I’ve noticed Deanna Raybourn popping up on a few reviews lately, and it seemed like the second novel in this series was well received so I decided to start with this one. I will say that to me this was definitely a case of the novel and the cover not matching. Fortunately, I had read some reviews so I wasn’t expecting steam punk, but with the font on that cover, my first guess absolutely would have been that this was a steam punk novel.
Veronica Speedwell, the novel’s protagonist, is a thoroughly modern woman in 1887 England – in fact she is anachronistically modern, and in way that is actually distracting rather than fun (I read romance, I am used to women being more modern than they should be). While she lived with two aunt guardians for most of her life, she also supported herself through work in the natural sciences as a butterfly collector, and has gone on several expeditions throughout the world. Veronica also has engaged in several short love affairs but only while on expedition, and never in England, and certainly never with an Englishman. After her last guardian dies, Veronica places an announcement of her death in the paper, and prepares for a final departure from the village, only for an older German baron to show up and say he knew her parents, and to thwart a break in at her house.
While I can certainly see the appeal of Veronica’s no nonsense approach, I also found her frustrating. A man breaks into her home, her savior ends up murdered, and she still doesn’t want to believe this has anything to do with her, despite her rather odd upbringing. I mean, I am all for science and reasoning, but I don’t feel like she was using it here, and suffered from a lack of imagination. Also, I felt like she was inconsistent, being skeptical of an idea one page only to suddenly make it seem like she had supported that theory all along by the end of the chapter or vice versa.
Before the baron is killed, he drops her off with his friend Stoker for protection. Stoker is also a natural historian, and the antagonistic interactions between Stoker and Veronica are the key strengths of the novel. After Stoker finds out about the baron’s death, he believes that he and Veronica are in danger, and decides they need to go into hiding. Veronica comes along somewhat reluctantly, since she is still not convinced this has anything to do with her, and hi jinks before leading to the final confrontation and resolution of the novel.

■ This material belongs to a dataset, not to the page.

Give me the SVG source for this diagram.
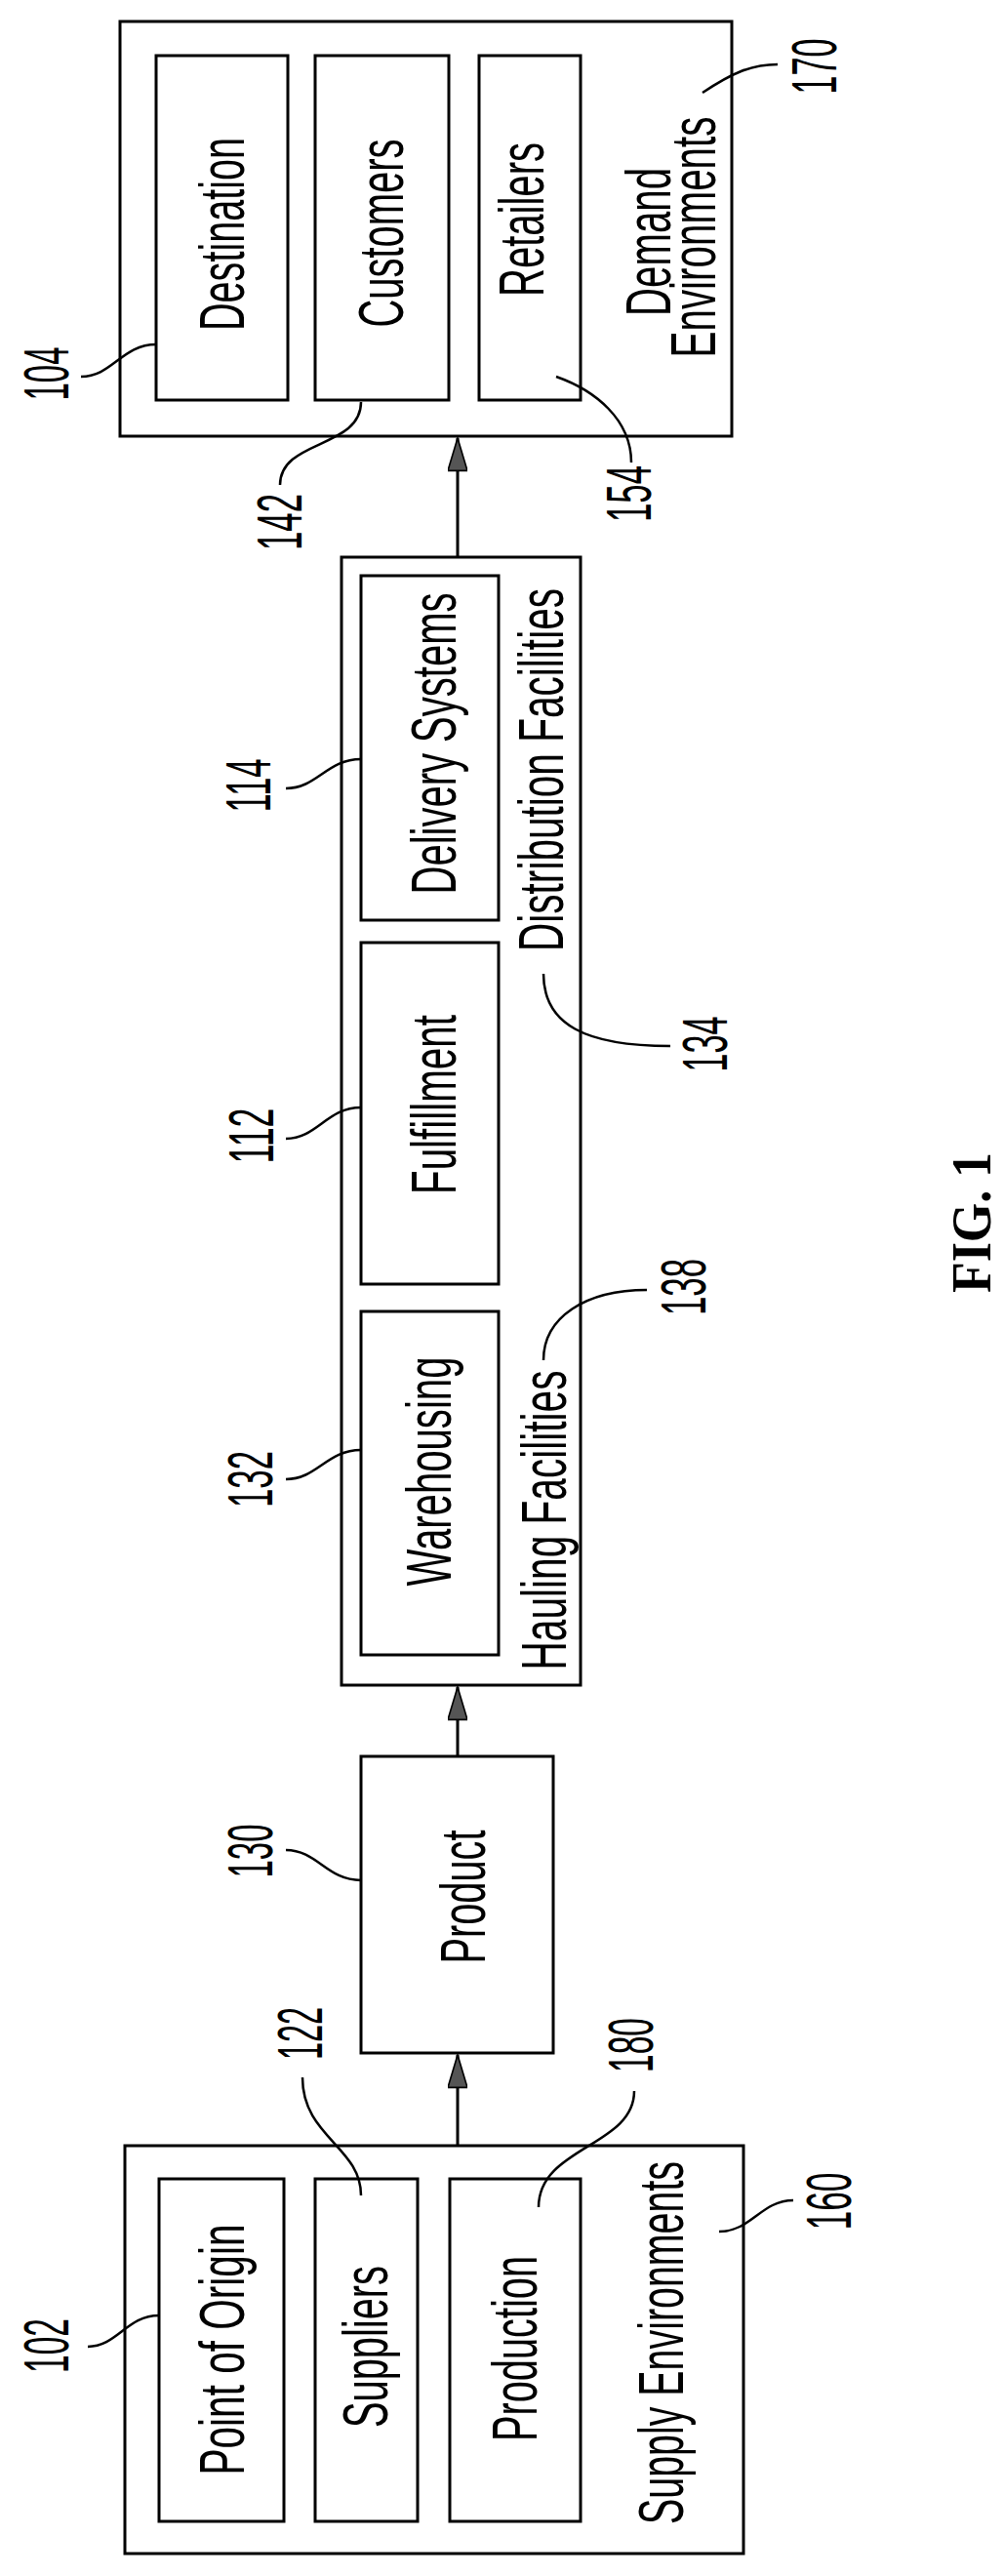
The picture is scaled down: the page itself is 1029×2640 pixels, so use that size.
<svg xmlns="http://www.w3.org/2000/svg" width="1029" height="2640" viewBox="0 0 1029 2640">
<style>
.b{fill:#fff;stroke:#000;stroke-width:3}
.t{font-family:"Liberation Sans",Arial,sans-serif;font-size:64px;text-anchor:middle;fill:#000}
.l{fill:none;stroke:#000;stroke-width:2.5}
.c{fill:none;stroke:#000;stroke-width:3}
</style>
<defs>
<marker id="ar" viewBox="0 0 20 12" refX="20" refY="6" markerWidth="36" markerHeight="20" orient="auto" markerUnits="userSpaceOnUse"><path d="M0,0L20,6L0,12z" fill="#555" stroke="#000"/></marker></defs>
<rect width="1029" height="2640" fill="#fff"/>
<g id="connectors">
<line class="c" x1="469" y1="571" x2="469" y2="449" marker-end="url(#ar)"/>
<line class="c" x1="469" y1="1800" x2="469" y2="1729" marker-end="url(#ar)"/>
<line class="c" x1="469" y1="2199" x2="469" y2="2106" marker-end="url(#ar)"/>
</g>
<g id="demand">
<rect class="b" x="123" y="22" width="627" height="425"/>
<text class="t" transform="translate(687,248) rotate(-90)" textLength="152" lengthAdjust="spacingAndGlyphs">Demand</text>
<text class="t" transform="translate(733,243) rotate(-90)" textLength="247" lengthAdjust="spacingAndGlyphs">Environments</text>
</g>
<g id="destination"><rect class="b" x="160" y="57" width="135" height="353"/><text class="t" transform="translate(250,240) rotate(-90)" textLength="198" lengthAdjust="spacingAndGlyphs">Destination</text></g>
<g id="customers"><rect class="b" x="323" y="57" width="137" height="353"/><text class="t" transform="translate(413,239) rotate(-90)" textLength="193" lengthAdjust="spacingAndGlyphs">Customers</text></g>
<g id="retailers"><rect class="b" x="491" y="57" width="104" height="353"/><text class="t" transform="translate(557,225) rotate(-90)" textLength="158" lengthAdjust="spacingAndGlyphs">Retailers</text></g>
<g id="distribution">
<rect class="b" x="350" y="571" width="245" height="1156"/>
<text class="t" transform="translate(577,789) rotate(-90)" textLength="372" lengthAdjust="spacingAndGlyphs">Distribution Facilities</text>
<text class="t" transform="translate(580,1558) rotate(-90)" textLength="307" lengthAdjust="spacingAndGlyphs">Hauling Facilities</text>
</g>
<g id="delivery"><rect class="b" x="370" y="590" width="141" height="353"/><text class="t" transform="translate(467,762) rotate(-90)" textLength="309" lengthAdjust="spacingAndGlyphs">Delivery Systems</text></g>
<g id="fulfillment"><rect class="b" x="370" y="966" width="141" height="350"/><text class="t" transform="translate(467,1132) rotate(-90)" textLength="184" lengthAdjust="spacingAndGlyphs">Fulfillment</text></g>
<g id="warehousing"><rect class="b" x="370" y="1344" width="141" height="352"/><text class="t" transform="translate(462,1508) rotate(-90)" textLength="235" lengthAdjust="spacingAndGlyphs">Warehousing</text></g>
<g id="product"><rect class="b" x="370" y="1800" width="197" height="304"/><text class="t" transform="translate(497,1944) rotate(-90)" textLength="137" lengthAdjust="spacingAndGlyphs">Product</text></g>
<g id="supply">
<rect class="b" x="128" y="2199" width="634" height="418"/>
<text class="t" transform="translate(700,2401) rotate(-90)" textLength="372" lengthAdjust="spacingAndGlyphs">Supply Environments</text>
</g>
<g id="origin"><rect class="b" x="163" y="2233" width="128" height="351"/><text class="t" transform="translate(250,2408) rotate(-90)" textLength="257" lengthAdjust="spacingAndGlyphs">Point of Origin</text></g>
<g id="suppliers"><rect class="b" x="323" y="2233" width="105" height="351"/><text class="t" transform="translate(397,2405) rotate(-90)" textLength="166" lengthAdjust="spacingAndGlyphs">Suppliers</text></g>
<g id="production"><rect class="b" x="461" y="2233" width="134" height="351"/><text class="t" transform="translate(550,2407) rotate(-90)" textLength="190" lengthAdjust="spacingAndGlyphs">Production</text></g>
<g id="labels">
<path class="l" d="M720,95C750,75 770,66 797,66"/>
<path class="l" d="M83,386C115,386 125,353 160,353"/>
<path class="l" d="M370,412C370,460 287,450 287,497"/>
<path class="l" d="M570,386C610,400 647,430 647,474"/>
<path class="l" d="M293,808C325,808 335,778 370,778"/>
<path class="l" d="M293,1167C325,1167 335,1135 370,1135"/>
<path class="l" d="M293,1516C325,1516 335,1486 370,1486"/>
<path class="l" d="M557,1394C557,1350 600,1322 663,1322"/>
<path class="l" d="M557,998C557,1050 600,1072 687,1072"/>
<path class="l" d="M293,1896C325,1896 335,1927 370,1927"/>
<path class="l" d="M310,2129C310,2190 370,2200 370,2250"/>
<path class="l" d="M650,2143C650,2200 552,2200 552,2262"/>
<path class="l" d="M90,2405C120,2405 130,2373 163,2373"/>
<path class="l" d="M737,2287C770,2287 780,2255 813,2255"/>
<text class="t" transform="translate(857,68) rotate(-90)" textLength="57" lengthAdjust="spacingAndGlyphs">170</text>
<text class="t" transform="translate(70,383) rotate(-90)" textLength="55" lengthAdjust="spacingAndGlyphs">104</text>
<text class="t" transform="translate(309,535) rotate(-90)" textLength="58" lengthAdjust="spacingAndGlyphs">142</text>
<text class="t" transform="translate(667,506) rotate(-90)" textLength="58" lengthAdjust="spacingAndGlyphs">154</text>
<text class="t" transform="translate(277,805) rotate(-90)" textLength="55" lengthAdjust="spacingAndGlyphs">114</text>
<text class="t" transform="translate(280,1164) rotate(-90)" textLength="57" lengthAdjust="spacingAndGlyphs">112</text>
<text class="t" transform="translate(279,1516) rotate(-90)" textLength="58" lengthAdjust="spacingAndGlyphs">132</text>
<text class="t" transform="translate(723,1319) rotate(-90)" textLength="58" lengthAdjust="spacingAndGlyphs">138</text>
<text class="t" transform="translate(745,1070) rotate(-90)" textLength="57" lengthAdjust="spacingAndGlyphs">134</text>
<text class="t" transform="translate(279,1897) rotate(-90)" textLength="55" lengthAdjust="spacingAndGlyphs">130</text>
<text class="t" transform="translate(330,2084) rotate(-90)" textLength="54" lengthAdjust="spacingAndGlyphs">122</text>
<text class="t" transform="translate(669,2096) rotate(-90)" textLength="56" lengthAdjust="spacingAndGlyphs">180</text>
<text class="t" transform="translate(70,2404) rotate(-90)" textLength="56" lengthAdjust="spacingAndGlyphs">102</text>
<text class="t" transform="translate(872,2256) rotate(-90)" textLength="59" lengthAdjust="spacingAndGlyphs">160</text>
</g>
<text transform="translate(1015,1253) rotate(-90)" style="font-family:'Liberation Serif',serif;font-weight:bold;font-size:56px;text-anchor:middle" textLength="144" lengthAdjust="spacingAndGlyphs">FIG. 1</text>
</svg>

Overall, it showed promise, I liked the interactions between Stoker and Veronica, I liked Stoker’s rich friends (less so his carnival friends), and even liked the plot reveal that the story was centered around. I think Raybourn went too far in creating her practical heroine because she was off putting to me rather than intriguing and inspiring, but the novel was also entertaining enough that I would probably read the second novel in the series before making any final decisions.